No More Stop-and-Frisk

By: Daniel Nardini

Lawndale News Chicago's Bilingual Newspaper - Commentary One of New York City Police’s most controversial methods of law enforcement is what is called “stop-and-frisk.” The point of this act is to stop anyone, find out if they have a concealed firearm, and then arrest them if they do. The New York City Police have claimed that this has helped drive down crime and also to have stopped gang activity. The New York Civil Liberties Union (NYCLU), however, has found a far nastier aspect to this method. First, it is clearly against the U.S. Constitution. It violates the Fourth Amendment of search and seizure. As with everything else, police must have a warrant and the consent of those being searched if there is no warrant. Second, this method of law enforcement does not allow a person any right to appeal if they are stopped by police.

This alone should have been enough for the NYCLU to say this is wrong. But there is more to the story. When asked for data on the results of the stop-and-frisk law enforcement method, the police refused to give out this information. So the NYCLU went to a supreme state court judge who granted access to this information (although the court also ruled that this data could not be released to the public). What the NYCLU found was damning—90 percent of those stop-and-frisked were not carrying any weapon and most certainly were not arrested. More than 87 percent of those stop-and-frisked were either African American or Latino men. This means that African American and Latino men were definitely being profiled above everyone else. More than anything else, this law enforcement method was definitely not really helping to contribute to the safety and protection of the people of New York City.

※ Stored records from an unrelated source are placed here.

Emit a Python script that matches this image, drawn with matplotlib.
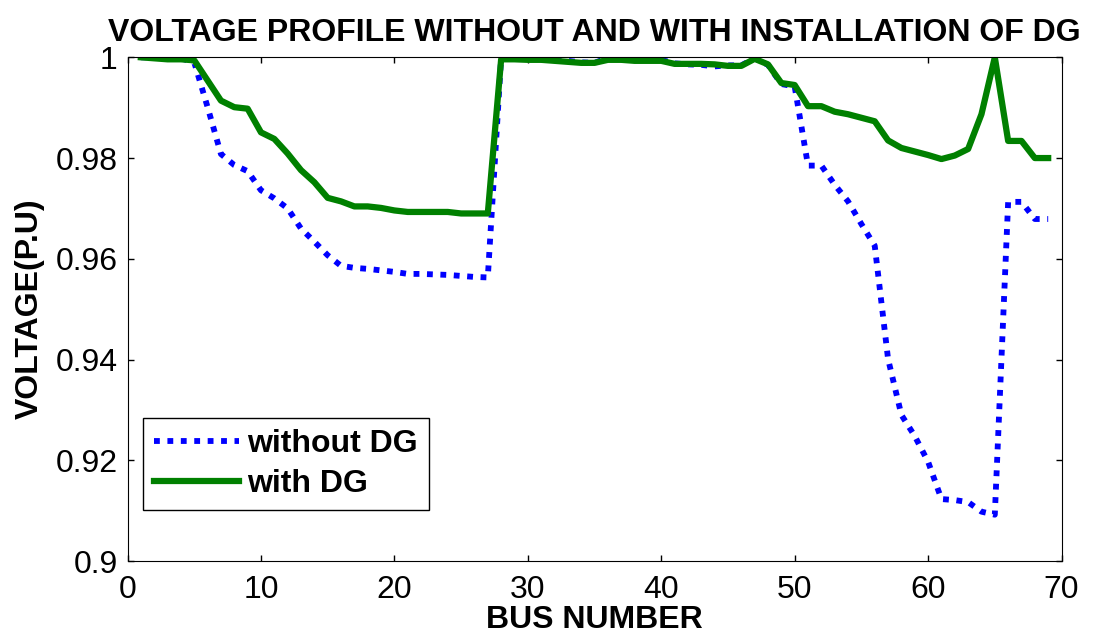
import matplotlib
matplotlib.use("Agg")
import matplotlib.pyplot as plt
import numpy as np

plt.rcParams['font.family'] = ['Liberation Sans', 'DejaVu Sans']

bus = np.arange(1, 70)

# voltage without DG (p.u.)
v_without = [1.0000, 1.0000, 0.9999, 0.9998, 0.9990, 0.9901, 0.9808, 0.9786, 0.9774, 0.9736,
             0.9720, 0.9700, 0.9660, 0.9634, 0.9607, 0.9586, 0.9582, 0.9580, 0.9577, 0.9574,
             0.9570, 0.9570, 0.9569, 0.9568, 0.9566, 0.9564, 0.9563, 0.9999, 0.9999, 0.9997,
             0.9997, 0.9996, 0.9993, 0.9990, 0.9989, 0.9999, 0.9997, 0.9996, 0.9995, 0.9995,
             0.9988, 0.9986, 0.9985, 0.9982, 0.9984, 0.9984, 0.9998, 0.9985, 0.9947, 0.9942,
             0.9785, 0.9785, 0.9747, 0.9714, 0.9669, 0.9626, 0.9401, 0.9290, 0.9248, 0.9197,
             0.9123, 0.9121, 0.9117, 0.9098, 0.9092, 0.9713, 0.9713, 0.9679, 0.9679]

# voltage with DG (p.u.)
v_with = [1.0000, 0.9998, 0.9996, 0.9996, 0.9994, 0.9954, 0.9914, 0.9901, 0.9898, 0.9851,
          0.9838, 0.9809, 0.9776, 0.9752, 0.9721, 0.9714, 0.9704, 0.9704, 0.9701, 0.9696,
          0.9693, 0.9693, 0.9693, 0.9693, 0.9690, 0.9690, 0.9690, 0.9996, 0.9996, 0.9995,
          0.9995, 0.9993, 0.9991, 0.9989, 0.9989, 0.9995, 0.9995, 0.9993, 0.9993, 0.9993,
          0.9987, 0.9987, 0.9987, 0.9986, 0.9983, 0.9983, 0.9997, 0.9986, 0.9949, 0.9945,
          0.9903, 0.9903, 0.9892, 0.9887, 0.9880, 0.9873, 0.9835, 0.9820, 0.9813, 0.9806,
          0.9798, 0.9805, 0.9818, 0.9887, 1.0000, 0.9834, 0.9834, 0.9800, 0.9800]

fig = plt.figure(figsize=(10.93, 6.34), dpi=100)
ax = fig.add_axes([0.1167, 0.1151, 0.8545, 0.7945])

ax.plot(bus, v_without, color=(0, 0, 1), linewidth=4.2, linestyle=(0, (1, 1.3)),
        dash_capstyle='butt', label='without DG')
ax.plot(bus, v_with, color=(0, 0.5, 0), linewidth=4.5, label='with DG')

ax.set_xlim(0, 70)
ax.set_ylim(0.9, 1.0)
ax.set_xticks(np.arange(0, 71, 10))
ax.set_yticks([0.9, 0.92, 0.94, 0.96, 0.98, 1.0])
ax.set_yticklabels(['0.9', '0.92', '0.94', '0.96', '0.98', '1'])
ax.tick_params(direction='in', top=True, right=True, labelsize=23, length=4, width=1)
ax.tick_params(axis='x', pad=10)
ax.tick_params(axis='y', pad=7)

ax.set_title('VOLTAGE PROFILE WITHOUT AND WITH INSTALLATION OF DG',
             fontsize=23, fontweight='bold', pad=12)
ax.set_xlabel('BUS NUMBER', fontsize=23, fontweight='bold', labelpad=0)
ax.set_ylabel('VOLTAGE(P.U)', fontsize=23, fontweight='bold', labelpad=8)

leg = ax.legend(loc='lower left', bbox_to_anchor=(0.0166, 0.101), borderaxespad=0,
                handlelength=2.65, handletextpad=0.25, fancybox=False, framealpha=1,
                borderpad=0.35, labelspacing=0.3,
                prop={'weight': 'bold', 'size': 23})
leg.get_frame().set_edgecolor('black')
leg.get_frame().set_linewidth(1)

fig.savefig('out.png', dpi=100)
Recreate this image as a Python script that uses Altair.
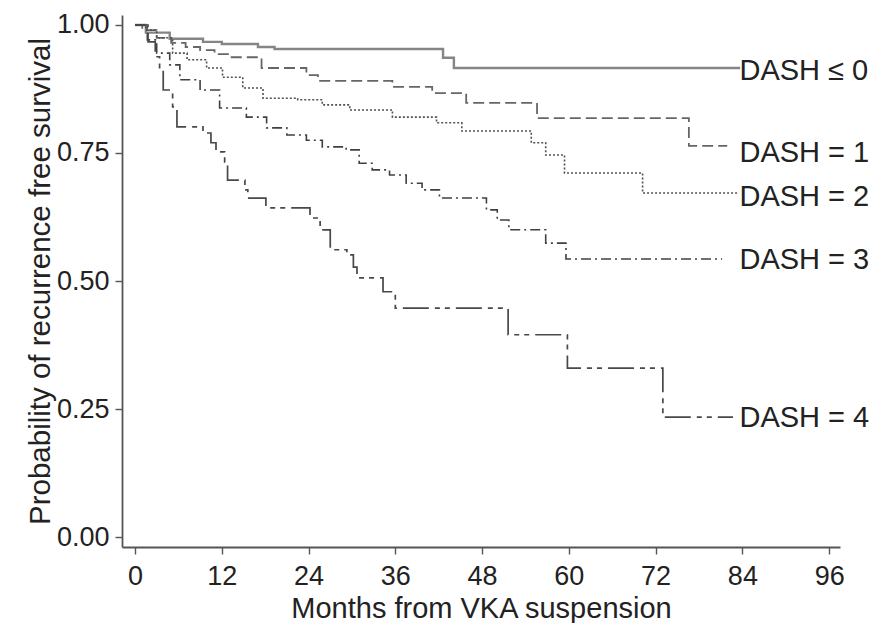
import altair as alt
import pandas as pd

# ---- data (months, survival probability) ----
groups = ["DASH ≤ 0", "DASH = 1", "DASH = 2", "DASH = 3", "DASH = 4"]

t0 = [0, 1.5, 4.8, 9.4, 12, 17, 19.3, 42.6, 44.1, 83.7]
v0 = [1.0, 0.985, 0.973, 0.967, 0.963, 0.957, 0.953, 0.936, 0.916, 0.916]

t1 = [0, 1, 3, 5, 7, 9, 11, 13, 17.5, 23.7, 25.3, 35.6, 41.1, 45.8, 55.6, 76.6, 81.9]
v1 = [1.0, 0.99, 0.975, 0.965, 0.957, 0.951, 0.943, 0.937, 0.916, 0.902, 0.891, 0.879,
      0.867, 0.848, 0.818, 0.764, 0.764]

t2 = [0, 1.5, 3.0, 5.2, 7.2, 9.9, 12.1, 14.9, 17.7, 22.5, 25.9, 29.7, 35.6, 41.7, 45.2,
      54.8, 56.8, 59.4, 70.2, 83.4]
v2 = [1.0, 0.99, 0.975, 0.945, 0.932, 0.916, 0.898, 0.877, 0.857, 0.854, 0.844, 0.834,
      0.820, 0.809, 0.793, 0.770, 0.746, 0.711, 0.672, 0.672]

t3 = [0, 1.7, 3.0, 4.8, 6.2, 9.0, 11.7, 15.4, 18.2, 21.0, 23.7, 25.9, 29.2, 31.0, 32.8,
      35.2, 37.5, 39.7, 42.1, 48.6, 50.1, 51.7, 56.8, 59.6, 81.2]
v3 = [1.0, 0.971, 0.945, 0.922, 0.893, 0.873, 0.838, 0.820, 0.799, 0.785, 0.775, 0.762,
      0.756, 0.730, 0.717, 0.707, 0.691, 0.678, 0.662, 0.639, 0.619, 0.600, 0.574, 0.543,
      0.543]

t4 = [0, 1.8, 2.8, 3.4, 3.9, 5.2, 5.8, 9.4, 10.5, 11.2, 12.4, 12.8, 15.2, 15.6, 18.1,
      24.2, 25.6, 27.0, 29.3, 30.2, 30.7, 34.3, 36.0, 51.6, 59.8, 73.0, 82.7]
v4 = [1.0, 0.967, 0.938, 0.912, 0.873, 0.840, 0.801, 0.789, 0.770, 0.752, 0.732, 0.697,
      0.678, 0.662, 0.643, 0.623, 0.600, 0.561, 0.551, 0.527, 0.506, 0.479, 0.447, 0.395,
      0.330, 0.234, 0.234]

label_y = [0.910, 0.750, 0.664, 0.541, 0.232]
label_x = [83.6, 83.6, 83.6, 83.6, 83.6]

x_ticks = [0, 12, 24, 36, 48, 60, 72, 84, 96]
y_ticks = [0.0, 0.25, 0.5, 0.75, 1.0]

series_t = [t0, t1, t2, t3, t4]
series_v = [v0, v1, v2, v3, v4]

rows = []
for g, ts, vs in zip(groups, series_t, series_v):
    for t, v in zip(ts, vs):
        rows.append({"group": g, "month": t, "surv": v})
df = pd.DataFrame(rows)
lab = pd.DataFrame({"group": groups, "month": label_x, "surv": label_y})

# ---- styles ----
dashes = [[1, 0], [11, 5], [2, 2], [10, 4, 2, 4], [5, 5, 5, 6, 26, 6]]
colors = ["#858585", "#666666", "#505050", "#404040", "#484848"]
widths = [2.4, 1.8, 1.6, 1.6, 1.7]

FONT = "Liberation Sans"
xscale = alt.Scale(domain=[-1.8, 97.5], nice=False, zero=False)
yscale = alt.Scale(domain=[-0.0195, 1.0195], nice=False, zero=False)

x_axis = alt.Axis(values=x_ticks, title="Months from VKA suspension", grid=False,
                  labelFontSize=27, titleFontSize=29, tickSize=7, labelPadding=9,
                  titlePadding=5, domainColor="#555", tickColor="#555",
                  domainWidth=1.8, tickWidth=1.4, labelColor="#222",
                  titleColor="#222", titleFontWeight="normal", labelFont=FONT,
                  titleFont=FONT, labelFlush=False)
y_axis = alt.Axis(values=y_ticks, format=".2f",
                  title="Probability of recurrence free survival", grid=False,
                  labelFontSize=27, titleFontSize=29.5, tickSize=7, labelPadding=6,
                  titlePadding=1, domainColor="#555", tickColor="#555",
                  domainWidth=1.8, tickWidth=1.4, labelColor="#222",
                  titleColor="#222", titleFontWeight="normal", labelFont=FONT,
                  titleFont=FONT, labelFlush=False)

layers = []
for i, g in enumerate(groups):
    line = alt.Chart(df).transform_filter(alt.datum.group == g).mark_line(
        interpolate="step-after", strokeDash=dashes[i], color=colors[i],
        strokeWidth=widths[i],
    ).encode(
        x=alt.X("month:Q", scale=xscale, axis=x_axis),
        y=alt.Y("surv:Q", scale=yscale, axis=y_axis),
        order="month:Q",
    )
    layers.append(line)

texts = alt.Chart(lab).mark_text(
    align="left", baseline="middle", fontSize=29, font=FONT, color="#222"
).encode(
    x=alt.X("month:Q", scale=xscale, axis=x_axis),
    y=alt.Y("surv:Q", scale=yscale, axis=y_axis),
    text="group:N",
)

chart = alt.layer(*layers, texts).properties(
    width=718, height=532,
    padding={"left": 114, "top": 7, "right": 33, "bottom": 76},
    autosize=alt.AutoSizeParams(type="none"),
    background="white",
).configure_view(stroke=None)

chart.save("out.html", embed_options={"renderer": "svg", "actions": False})
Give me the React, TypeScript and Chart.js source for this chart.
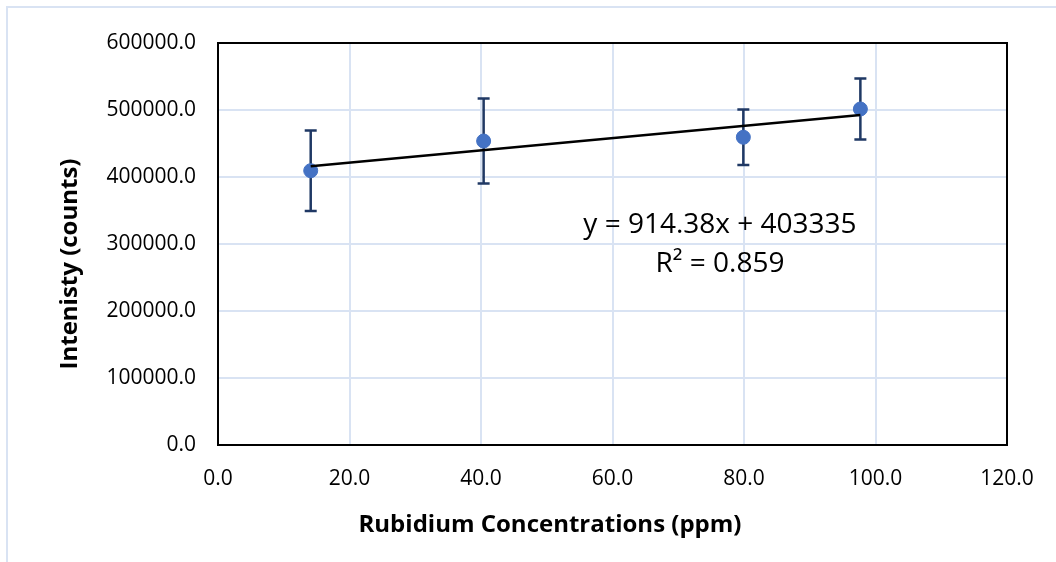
import React, { useEffect, useRef } from "react";
import { Chart, registerables } from "chart.js";

Chart.register(...registerables);

// ---- data ----
const concentrations = [14.1, 40.4, 79.9, 97.7];
const intensities = [409400, 453700, 459300, 501500];
const intensityErrors = [60000, 63500, 41500, 45500];
const trendX = [14.1, 97.7];
const trendY = [416200, 492700];
const equationLines = ["y = 914.38x + 403335", "R\u00B2 = 0.859"];
const xTitle = "Rubidium Concentrations (ppm)";
const yTitle = "Intenisty (counts)";
const xMin = 0, xMax = 120, xStep = 20;
const yMin = 0, yMax = 600000, yStep = 100000;

const FONT = "'Open Sans', sans-serif";
const GRID = "#d9e3f3";

export default function App() {
  const ref = useRef<HTMLCanvasElement | null>(null);

  useEffect(() => {
    const canvas = ref.current;
    if (!canvas) return;

    const errorBars = {
      id: "errorBars",
      beforeDatasetsDraw(chart: any) {
        const ctx = chart.ctx;
        const xs = chart.scales.x;
        const ys = chart.scales.y;
        ctx.save();
        ctx.strokeStyle = "#1f3864";
        ctx.lineWidth = 2.5;
        concentrations.forEach((xv, i) => {
          const px = xs.getPixelForValue(xv);
          const top = ys.getPixelForValue(intensities[i] + intensityErrors[i]);
          const bot = ys.getPixelForValue(intensities[i] - intensityErrors[i]);
          ctx.beginPath();
          ctx.moveTo(px, top);
          ctx.lineTo(px, bot);
          ctx.moveTo(px - 6, top);
          ctx.lineTo(px + 6, top);
          ctx.moveTo(px - 6, bot);
          ctx.lineTo(px + 6, bot);
          ctx.stroke();
        });
        ctx.restore();
      },
    };

    const decorations = {
      id: "decorations",
      beforeDatasetsDraw(chart: any) {
        const ctx = chart.ctx;
        const a = chart.chartArea;
        ctx.save();
        ctx.strokeStyle = "#000";
        ctx.lineWidth = 2;
        ctx.strokeRect(a.left, a.top, a.right - a.left, a.bottom - a.top);
        ctx.restore();
      },
      afterDraw(chart: any) {
        const ctx = chart.ctx;
        ctx.save();
        ctx.fillStyle = "#000";
        ctx.textAlign = "center";
        ctx.textBaseline = "middle";
        ctx.font = `28px ${FONT}`;
        ctx.fillText(equationLines[0], 720, 225);
        ctx.fillText(equationLines[1], 720, 264);
        ctx.font = `bold 24px ${FONT}`;
        ctx.fillText(xTitle, 550, 525);
        ctx.translate(70, 264);
        ctx.rotate(-Math.PI / 2);
        ctx.fillText(yTitle, 0, 0);
        ctx.restore();
      },
    };

    const chart = new Chart(canvas, {
      type: "scatter",
      data: {
        datasets: [
          {
            type: "line",
            label: "Trend",
            data: trendX.map((x, i) => ({ x, y: trendY[i] })),
            borderColor: "#000",
            borderWidth: 2.5,
            pointRadius: 0,
            showLine: true,
            fill: false,
          },
          {
            type: "scatter",
            label: "Intensity",
            data: concentrations.map((x, i) => ({ x, y: intensities[i] })),
            backgroundColor: "#4472c4",
            borderColor: "#4472c4",
            pointRadius: 7,
            pointStyle: "circle",
          },
        ],
      },
      options: {
        responsive: false,
        animation: false,
        layout: { padding: { top: 43, right: 49, left: 0, bottom: 0 } },
        plugins: {
          legend: { display: false },
          tooltip: { enabled: false },
        },
        scales: {
          x: {
            type: "linear",
            min: xMin,
            max: xMax,
            ticks: {
              stepSize: xStep,
              padding: 21,
              color: "#000",
              font: { family: FONT, size: 21 },
              callback: (v: any) => Number(v).toFixed(1),
              maxRotation: 0,
            },
            grid: { color: GRID, lineWidth: 2, drawTicks: false },
            border: { display: false },
            afterFit(scale: any) {
              scale.height = 117;
            },
          },
          y: {
            type: "linear",
            min: yMin,
            max: yMax,
            ticks: {
              stepSize: yStep,
              padding: 22,
              color: "#000",
              font: { family: FONT, size: 21 },
              callback: (v: any) => Number(v).toFixed(1),
            },
            grid: { color: GRID, lineWidth: 2, drawTicks: false },
            border: { display: false },
            afterFit(scale: any) {
              scale.width = 218;
            },
          },
        },
      },
      plugins: [errorBars, decorations],
    });

    return () => chart.destroy();
  }, []);

  return (
    <div style={{ position: "fixed", left: 0, top: 0, width: 1056, height: 562, background: "#fff", overflow: "hidden" }}>
      <div
        style={{
          position: "absolute",
          left: 6,
          top: 6,
          width: 1200,
          height: 700,
          border: `2px solid ${GRID}`,
        }}
      />
      <canvas ref={ref} width={1056} height={562} style={{ position: "absolute", left: 0, top: 0, display: "block" }} />
    </div>
  );
}
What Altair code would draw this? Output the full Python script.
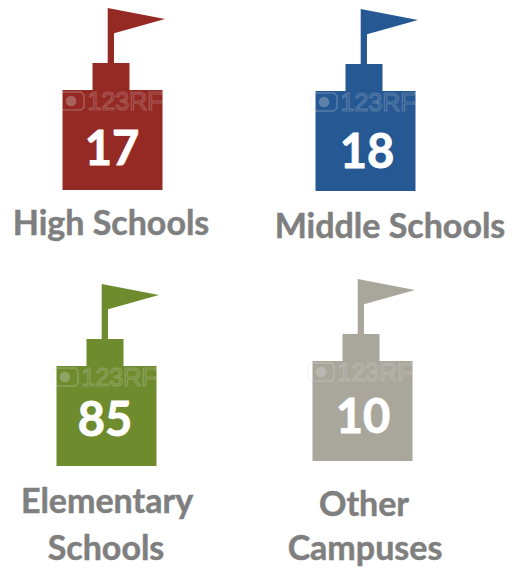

Hence, the New York City Council is considering three bills that would change the nature of stop-and-frisk. First, police would have to have probable cause of who might be carrying a weapon—not what race or ethnic group they may be coming from. Police will have to have a search warrant for stop-and-frisking a person, or obtaining a person’s consent if there is no search warrant. Finally, police will have to provide their names, badge numbers and precincts so that those searched can file a complaint against any possible unwarranted searches. While I applaud these bills to amend stop-and-frisk, I say we should probably stop the law enforcement method of stop-and-frisk altogether. The U.S. Constitution was created for a reason, and other police departments around the country have been able to operate well within the confines of this law for two centuries. Fine, there are those who claim we can stop crime altogether if we just let police do whatever it takes to stop crime. But this is still a nation where the rule of law must protect suspects as well as the innocent.